Matthews Elias Mumba
I'm a proud Wildlife Research Scientist. Upon graduating with Bachelors Degree in Natural Resources Management from Lilongwe University of Agriculture and Natural Resources (LUANAR) in 2016, I joined various NGOs (United Purpose & Plan International Malawi) the same year I graduated. I served as Project Monitor for community resilient building under ECHO-MVAC WFP Protracted Relief Project in Dedza, Malawi from Oct 2016 to Dec 2016. Later I joined Plan International Malawi initially as a Community Development Facilitator Dec, 2016 and later as the Project Facilitator for Plan International Malawi-UNHCR Dzaleka Refugee Camp Project responsible for relief provision to refugees from April 2017 to Dec 2018. In a nutshell, i would say i started my carrier as a humanitarian worker from 2016 to 2018. This kept me reflecting that I needed to grow in real conservation lane where my total passion rests. This prompted me to resign. In no time i joined Department of National Parks and Wildlife as Parks and Wildlife Officer responsible for Wildlife Research and Development matters from Dec 2018 to date. My roles include but not limited to collection, analysis and compilation of biodiversity and ecological information, law enforcement and patrol effort analysis, leading wildlife population censuses and translocations, developing & compiling workplans, conducting human-wildlife conflict assessments and a focal point person for all other wildlife/community related research activities. Being with DNPW Malawi this far, I have attended various conservation trainings both within & beyond Malawi borders which have deepened my wildlife understanding and experience. I am very confident and optimistic this is my appropriate chosen carrier for me. I therefore have a potential to continuously grow in knowledge, skills and expertise in the chosen carrier path.

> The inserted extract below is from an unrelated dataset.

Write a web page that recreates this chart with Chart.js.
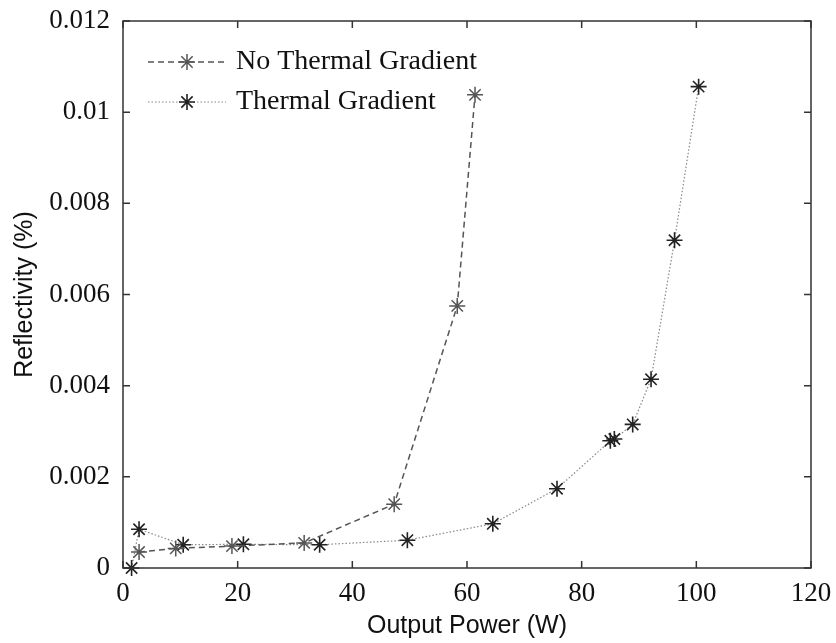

I am a molecular biologist based in Blantyre Malawi. My research projects include the dynamics of Trypanosoma brucei s.l. in Malawi, with a focus on disease emergence and genome analysis. I have a Master of Science in biomedical sciences from China Medical University, and currently work at the University of Malawi College of Medicine.
Wildlife Action Group Malawi
I have been working in conservation in Africa since 2003, and as head of field operations for Wildlife Action Group in Malawi since 2010. Our team protects over 500 km2 of forest reserve in the Great Rift Valley Escarpment. We do this successfully by focusing on community engagement and human-wildlife coexistence, and combating illegal deforestation and poaching, particularly of elephants. I am a veterinary technician by training and care deeply about conservation research, wildlife health, and animal welfare.
Mike Labuschagne has been working with Malawi's Department of National Parks and Wildlife since 1992 and currently serves as IFAW Director of Law Enforcement for Southern Africa. Mike has lived and worked in a number of National Parks in Malawi, Zambia and Zimbabwe. He holds degrees in African Politics and a Master of Business Administration. His current projects include the Kasungu National Park Transformation Program and the Zambia-Malawi Elephant Landscape Program.
Dr. Musaya is associate director of the Malawi-Liverpool-Wellcome Trust Clinical Research Programme and a senior lecturer at Malawi College of Medicine. Her research interests include transmission dynamics of Trypanosoma and Schistosoma in Malawi, and antimicrobial stewardship and conservation in Africa. She obtained her PhD in immuno-parasitology from the University of Malawi in 2016. Dr. Musaya has a strong interest in removing the gender gap in science research.